(To do): It is required that the lines from the top of the listing through the line with "const lactateTicks = [0, 100, 200, 300, 400, 500, 600];" be reproduced exactly, excluding pictures.

(Recorded data):

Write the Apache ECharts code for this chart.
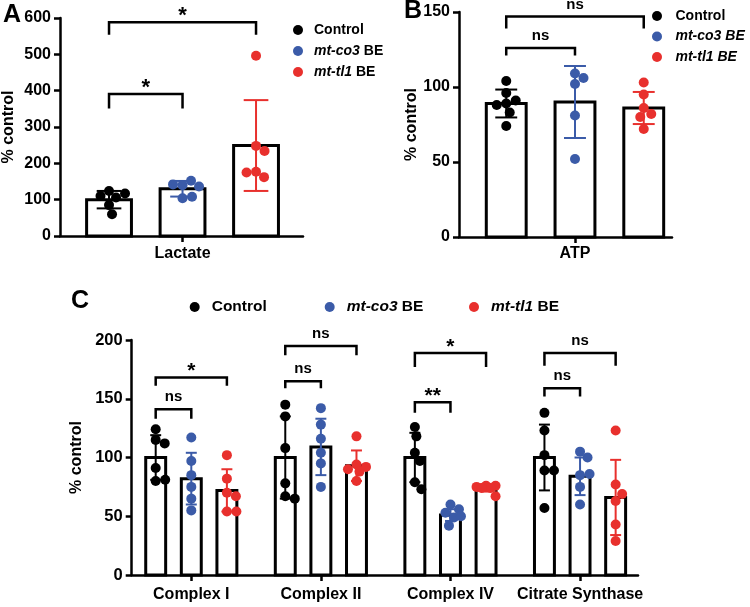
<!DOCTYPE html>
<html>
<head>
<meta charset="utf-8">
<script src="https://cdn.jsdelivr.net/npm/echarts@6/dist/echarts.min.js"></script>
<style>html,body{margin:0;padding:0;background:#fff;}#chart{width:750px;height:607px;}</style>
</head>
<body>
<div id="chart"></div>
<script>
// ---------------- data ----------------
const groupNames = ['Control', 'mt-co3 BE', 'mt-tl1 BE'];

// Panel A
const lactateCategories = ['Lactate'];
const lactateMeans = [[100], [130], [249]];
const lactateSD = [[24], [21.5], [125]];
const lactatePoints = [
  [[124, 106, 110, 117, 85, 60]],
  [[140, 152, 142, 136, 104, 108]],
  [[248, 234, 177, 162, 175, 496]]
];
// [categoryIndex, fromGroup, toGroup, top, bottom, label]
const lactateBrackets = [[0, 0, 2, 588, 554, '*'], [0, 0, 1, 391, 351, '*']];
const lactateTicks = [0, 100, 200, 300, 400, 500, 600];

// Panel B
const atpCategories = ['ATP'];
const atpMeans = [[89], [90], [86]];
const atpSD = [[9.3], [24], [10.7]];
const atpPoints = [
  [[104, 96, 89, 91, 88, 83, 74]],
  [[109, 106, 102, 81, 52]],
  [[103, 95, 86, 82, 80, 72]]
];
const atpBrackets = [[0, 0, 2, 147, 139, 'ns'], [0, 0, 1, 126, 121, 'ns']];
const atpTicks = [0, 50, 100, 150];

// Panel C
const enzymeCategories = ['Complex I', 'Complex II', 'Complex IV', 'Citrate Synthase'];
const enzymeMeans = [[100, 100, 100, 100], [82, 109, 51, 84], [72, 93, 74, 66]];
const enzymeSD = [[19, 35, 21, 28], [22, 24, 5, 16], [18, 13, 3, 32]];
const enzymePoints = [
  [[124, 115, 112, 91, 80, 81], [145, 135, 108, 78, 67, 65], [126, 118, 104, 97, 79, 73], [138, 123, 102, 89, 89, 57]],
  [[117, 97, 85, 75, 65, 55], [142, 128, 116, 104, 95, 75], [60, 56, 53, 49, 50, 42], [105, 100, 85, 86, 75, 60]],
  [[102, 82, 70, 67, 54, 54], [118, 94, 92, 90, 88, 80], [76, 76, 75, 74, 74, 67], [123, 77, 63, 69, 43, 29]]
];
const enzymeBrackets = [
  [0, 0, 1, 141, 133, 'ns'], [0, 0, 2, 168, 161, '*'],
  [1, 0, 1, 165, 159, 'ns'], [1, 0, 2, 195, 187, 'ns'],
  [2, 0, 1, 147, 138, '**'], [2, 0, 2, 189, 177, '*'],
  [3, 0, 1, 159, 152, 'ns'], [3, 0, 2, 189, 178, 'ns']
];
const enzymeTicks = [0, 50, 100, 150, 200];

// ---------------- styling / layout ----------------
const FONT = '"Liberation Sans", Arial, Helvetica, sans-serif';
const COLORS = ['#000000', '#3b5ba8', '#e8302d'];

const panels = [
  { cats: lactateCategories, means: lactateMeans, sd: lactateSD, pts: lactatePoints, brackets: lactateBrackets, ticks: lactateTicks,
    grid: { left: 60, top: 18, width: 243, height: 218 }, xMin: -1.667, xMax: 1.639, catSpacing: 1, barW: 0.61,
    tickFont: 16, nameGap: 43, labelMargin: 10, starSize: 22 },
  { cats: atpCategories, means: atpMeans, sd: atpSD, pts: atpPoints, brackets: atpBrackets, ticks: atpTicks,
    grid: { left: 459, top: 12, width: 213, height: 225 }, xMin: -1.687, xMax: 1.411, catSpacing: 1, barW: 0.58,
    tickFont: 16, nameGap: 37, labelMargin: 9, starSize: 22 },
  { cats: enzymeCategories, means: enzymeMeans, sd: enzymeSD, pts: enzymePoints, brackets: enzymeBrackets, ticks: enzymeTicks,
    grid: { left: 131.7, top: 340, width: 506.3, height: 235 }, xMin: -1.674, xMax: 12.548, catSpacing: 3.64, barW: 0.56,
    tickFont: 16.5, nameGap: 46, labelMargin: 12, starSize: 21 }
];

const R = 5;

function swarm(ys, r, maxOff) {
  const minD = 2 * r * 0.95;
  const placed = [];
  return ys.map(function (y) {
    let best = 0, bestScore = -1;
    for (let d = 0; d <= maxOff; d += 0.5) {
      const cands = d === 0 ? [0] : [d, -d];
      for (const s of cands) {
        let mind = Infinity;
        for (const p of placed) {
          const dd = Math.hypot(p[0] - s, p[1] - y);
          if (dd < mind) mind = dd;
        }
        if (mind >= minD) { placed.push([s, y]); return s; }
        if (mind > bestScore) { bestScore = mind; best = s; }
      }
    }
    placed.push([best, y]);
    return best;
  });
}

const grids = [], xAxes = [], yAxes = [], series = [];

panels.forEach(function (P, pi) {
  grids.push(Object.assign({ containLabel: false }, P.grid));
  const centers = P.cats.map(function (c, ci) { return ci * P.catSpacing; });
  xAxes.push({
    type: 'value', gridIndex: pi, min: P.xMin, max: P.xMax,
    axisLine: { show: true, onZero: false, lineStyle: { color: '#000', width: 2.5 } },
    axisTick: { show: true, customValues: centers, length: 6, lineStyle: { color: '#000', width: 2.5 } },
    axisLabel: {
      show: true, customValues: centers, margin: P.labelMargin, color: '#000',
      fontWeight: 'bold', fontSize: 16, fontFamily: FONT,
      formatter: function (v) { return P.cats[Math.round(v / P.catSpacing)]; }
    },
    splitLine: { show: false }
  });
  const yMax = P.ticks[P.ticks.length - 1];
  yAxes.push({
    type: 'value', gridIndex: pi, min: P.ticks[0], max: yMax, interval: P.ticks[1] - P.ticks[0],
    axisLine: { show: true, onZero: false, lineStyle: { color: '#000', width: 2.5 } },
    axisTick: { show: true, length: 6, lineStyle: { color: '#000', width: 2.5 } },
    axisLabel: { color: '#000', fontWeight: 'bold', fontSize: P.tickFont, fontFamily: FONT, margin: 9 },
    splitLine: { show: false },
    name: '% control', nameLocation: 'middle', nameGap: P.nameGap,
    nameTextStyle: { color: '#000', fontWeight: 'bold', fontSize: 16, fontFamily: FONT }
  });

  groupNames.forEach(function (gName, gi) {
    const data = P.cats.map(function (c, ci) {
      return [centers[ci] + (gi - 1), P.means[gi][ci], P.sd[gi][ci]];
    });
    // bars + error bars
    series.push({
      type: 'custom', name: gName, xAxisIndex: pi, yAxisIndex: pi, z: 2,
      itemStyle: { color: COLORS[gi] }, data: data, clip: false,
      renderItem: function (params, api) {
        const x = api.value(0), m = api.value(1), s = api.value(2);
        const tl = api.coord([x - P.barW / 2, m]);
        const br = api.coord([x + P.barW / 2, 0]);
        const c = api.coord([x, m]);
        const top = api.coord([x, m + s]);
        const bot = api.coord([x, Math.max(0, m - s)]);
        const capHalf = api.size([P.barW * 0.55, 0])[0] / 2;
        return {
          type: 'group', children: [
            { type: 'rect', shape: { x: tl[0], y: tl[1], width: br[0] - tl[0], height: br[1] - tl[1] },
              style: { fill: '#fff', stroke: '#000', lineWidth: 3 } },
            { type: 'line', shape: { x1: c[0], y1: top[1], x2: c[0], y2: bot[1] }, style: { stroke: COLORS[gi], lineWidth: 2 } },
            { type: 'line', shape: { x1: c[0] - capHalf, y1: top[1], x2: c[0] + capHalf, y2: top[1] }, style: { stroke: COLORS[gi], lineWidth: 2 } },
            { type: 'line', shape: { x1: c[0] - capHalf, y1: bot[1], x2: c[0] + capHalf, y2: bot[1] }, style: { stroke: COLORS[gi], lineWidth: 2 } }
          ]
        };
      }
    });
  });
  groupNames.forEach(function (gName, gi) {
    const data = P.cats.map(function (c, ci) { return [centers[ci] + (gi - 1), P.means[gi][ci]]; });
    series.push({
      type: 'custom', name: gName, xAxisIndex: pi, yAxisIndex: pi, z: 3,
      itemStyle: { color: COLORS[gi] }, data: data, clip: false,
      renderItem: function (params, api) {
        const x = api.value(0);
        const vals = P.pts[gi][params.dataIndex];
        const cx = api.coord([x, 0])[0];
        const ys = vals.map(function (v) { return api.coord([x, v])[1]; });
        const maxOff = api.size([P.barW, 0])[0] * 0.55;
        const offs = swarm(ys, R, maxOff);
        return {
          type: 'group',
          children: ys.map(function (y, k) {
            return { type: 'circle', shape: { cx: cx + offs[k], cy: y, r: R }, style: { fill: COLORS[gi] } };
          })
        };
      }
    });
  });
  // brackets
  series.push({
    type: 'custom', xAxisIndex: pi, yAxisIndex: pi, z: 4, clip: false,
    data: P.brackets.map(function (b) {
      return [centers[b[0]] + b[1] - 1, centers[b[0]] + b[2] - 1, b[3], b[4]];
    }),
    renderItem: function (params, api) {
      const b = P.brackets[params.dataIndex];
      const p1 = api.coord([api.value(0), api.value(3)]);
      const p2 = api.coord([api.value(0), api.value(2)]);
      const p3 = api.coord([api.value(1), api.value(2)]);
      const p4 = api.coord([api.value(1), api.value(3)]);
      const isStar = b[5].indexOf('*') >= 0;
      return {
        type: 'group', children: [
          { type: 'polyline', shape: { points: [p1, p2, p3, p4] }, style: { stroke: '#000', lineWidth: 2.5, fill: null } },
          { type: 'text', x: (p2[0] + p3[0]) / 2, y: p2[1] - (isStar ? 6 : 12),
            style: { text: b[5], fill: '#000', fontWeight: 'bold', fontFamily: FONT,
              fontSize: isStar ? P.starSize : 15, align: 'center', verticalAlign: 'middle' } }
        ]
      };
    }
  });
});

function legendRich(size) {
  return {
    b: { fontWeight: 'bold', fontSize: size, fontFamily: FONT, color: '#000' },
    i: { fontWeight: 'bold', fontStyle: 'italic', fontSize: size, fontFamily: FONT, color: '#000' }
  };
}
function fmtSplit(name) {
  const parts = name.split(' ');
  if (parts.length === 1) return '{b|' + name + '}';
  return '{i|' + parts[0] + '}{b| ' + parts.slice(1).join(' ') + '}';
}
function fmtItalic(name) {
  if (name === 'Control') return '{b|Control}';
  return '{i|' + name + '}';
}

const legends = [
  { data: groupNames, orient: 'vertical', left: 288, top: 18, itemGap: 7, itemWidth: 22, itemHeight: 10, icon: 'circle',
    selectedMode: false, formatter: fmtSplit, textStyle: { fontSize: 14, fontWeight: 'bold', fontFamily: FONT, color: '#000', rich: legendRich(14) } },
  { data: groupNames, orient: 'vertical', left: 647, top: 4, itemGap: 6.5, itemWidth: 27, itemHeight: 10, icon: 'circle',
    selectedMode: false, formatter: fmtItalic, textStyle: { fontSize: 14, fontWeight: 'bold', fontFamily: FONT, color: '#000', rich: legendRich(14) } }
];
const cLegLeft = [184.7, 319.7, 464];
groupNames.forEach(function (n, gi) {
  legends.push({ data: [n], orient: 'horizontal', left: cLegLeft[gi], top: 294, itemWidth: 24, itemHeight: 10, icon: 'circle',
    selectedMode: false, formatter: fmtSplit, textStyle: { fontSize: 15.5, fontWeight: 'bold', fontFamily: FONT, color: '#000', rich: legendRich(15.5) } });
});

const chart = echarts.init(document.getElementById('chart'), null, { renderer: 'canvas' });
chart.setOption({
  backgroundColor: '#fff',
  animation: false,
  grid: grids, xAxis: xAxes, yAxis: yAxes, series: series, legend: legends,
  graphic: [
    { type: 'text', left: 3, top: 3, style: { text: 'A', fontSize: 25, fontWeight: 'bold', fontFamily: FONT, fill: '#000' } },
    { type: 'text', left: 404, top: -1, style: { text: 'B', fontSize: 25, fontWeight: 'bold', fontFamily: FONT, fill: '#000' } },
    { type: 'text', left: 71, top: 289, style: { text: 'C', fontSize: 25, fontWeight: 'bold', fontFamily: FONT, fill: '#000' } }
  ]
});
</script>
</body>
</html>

(Complete answer):
Write the Apache ECharts code for this chart.
<!DOCTYPE html>
<html>
<head>
<meta charset="utf-8">
<script src="https://cdn.jsdelivr.net/npm/echarts@6/dist/echarts.min.js"></script>
<style>html,body{margin:0;padding:0;background:#fff;}#chart{width:750px;height:607px;}</style>
</head>
<body>
<div id="chart"></div>
<script>
// ---------------- data ----------------
const groupNames = ['Control', 'mt-co3 BE', 'mt-tl1 BE'];

// Panel A
const lactateCategories = ['Lactate'];
const lactateMeans = [[100], [130], [249]];
const lactateSD = [[24], [21.5], [125]];
const lactatePoints = [
  [[124, 106, 110, 117, 85, 60]],
  [[140, 152, 142, 136, 104, 108]],
  [[248, 234, 177, 162, 175, 496]]
];
// [categoryIndex, fromGroup, toGroup, top, bottom, label]
const lactateBrackets = [[0, 0, 2, 588, 554, '*'], [0, 0, 1, 391, 351, '*']];
const lactateTicks = [0, 100, 200, 300, 400, 500, 600];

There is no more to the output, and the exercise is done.